While traveling Europe in the 1840s, he learned of Jenny Lind, a talented opera singer known as the ‘Swedish Nightingale.’ She was a sensation abroad, but Barnum was one of the few Americans who knew about her.
He immediately decided to bring Lind to our side of the Atlantic and give Americans a taste of European high culture. And make some money from that, too.
The showman sent his pitch to the songbird, who agreed to a 150-concert tour of America and Cuba.
BUILDING THE HYPE
Jenny Lind merchandising had already filled American shelves before her boat even docked in 1850.
Jenny Lind dolls, Jenny Lind posters, hairbrushes and sheet music — you name it. Barnum even put her name and face on cakes, cigars and soap.
Barnum’s promotional gimcrackery set the tone for Lind’s whirlwind tour through bustling cities and small towns that she’d never heard of. America couldn’t wait to see Lind in the flesh. Once they did, they only wanted more.
Before each concert, the reserved Swedish opera singer encountered an overture of hype: Jenny Lind lookalike contests, song competitions, parades and a thousand other publicity stunts. Eventually, she sang. (That was the point, wasn’t it?)
Lind performed to sold-out concert halls full of screaming fans, who’d never heard her perform. “Lind-mania,” they called it. A personality cult—of total strangers. Lind would read the puff-piece reviews in the next day’s newspaper that felt suspiciously like they’d been written ahead of time and planted. (Barnum may have also invented payola.)
A STAR IS BORN
The Swedish Songbird was arguably the world’s first pop icon. The machinery of fame can be degrading. But sometimes, the money is worth it.
Lind earned about $350,000 from her 93 concerts for Barnum (about $2.1 million, today). From that, she set aside a reserve for herself and her family and donated the rest to charity. Barnum made four times that much from the tour. (A tidy profit, which he invested in P.T. Barnum and all his works.) Cash flow and artistic prestige to boot. Not a bad deal for the showman.
But had Lind struck a devil’s bargain?
“She wasn’t a naïf,” says Larsen. “She was a tough-minded business woman and a great artist. She saw performing in America as a chance to make a lot of money. She was one of the first European classical musicians to do so.”
But after a year or two of non-stop touring, Lind became burned out and disillusioned. She broke Barnum’s contract and began touring America on her own. Without the showman’s support, she never had the same success, but she was able to sing with her own voice.
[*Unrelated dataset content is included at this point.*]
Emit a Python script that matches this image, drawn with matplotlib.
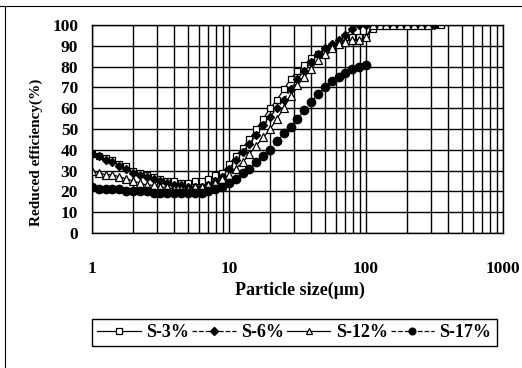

“Barnum made Lind a pop icon in the public eye,” says Larsen. “But that’s not who she truly was. She was an artist. I think the relentless hype simply wore her down. It wasn’t honest. It wasn’t her.”
ART VS. COMMERCE
As Holt sees it, Larsen’s voice is equally true — a clever incorporation of mid-19th century tunes and classical music from Lind’s world. There’s even the classic circus march, “Entry of the Gladiators,” but played at an off-kilter 5/8 time. He saw the premiere at the Library of Congress, and it made a lasting impression.
“I was immediately captivated by the struggle between art and commerce,” says Holt. “Our approach will be a semi-staged version that remains true to Larsen’s original intent. Our amazing performers will transport you to another world.”
And it’s a world that set the contours of our own.
Larsen’s opera unfolds Lind’s Faustian bargain in alternating shades of quiet inner life and clamorous public spectacle. Her Barnum is no mustache-twirling villain; Lind emerges as no plaster saint.
“My opera tells the story of art, artists and the human soul,” says Larsen. “It’s a story of choices, and the difference between a price tag and true artistic worth.”
If Larsen has her way, you’ll never forget the human beings beneath the manufactured images of today’s pop icons.
“I think Lind represents the original model for touring artists in America,” she says. “Her life sheds light on the uneasy borderline between art and entertainment that persists in American music today. I hear the frustration of my fellow artists when they’re asked to be mere entertainers. Something tells me we’re selling ourselves short.”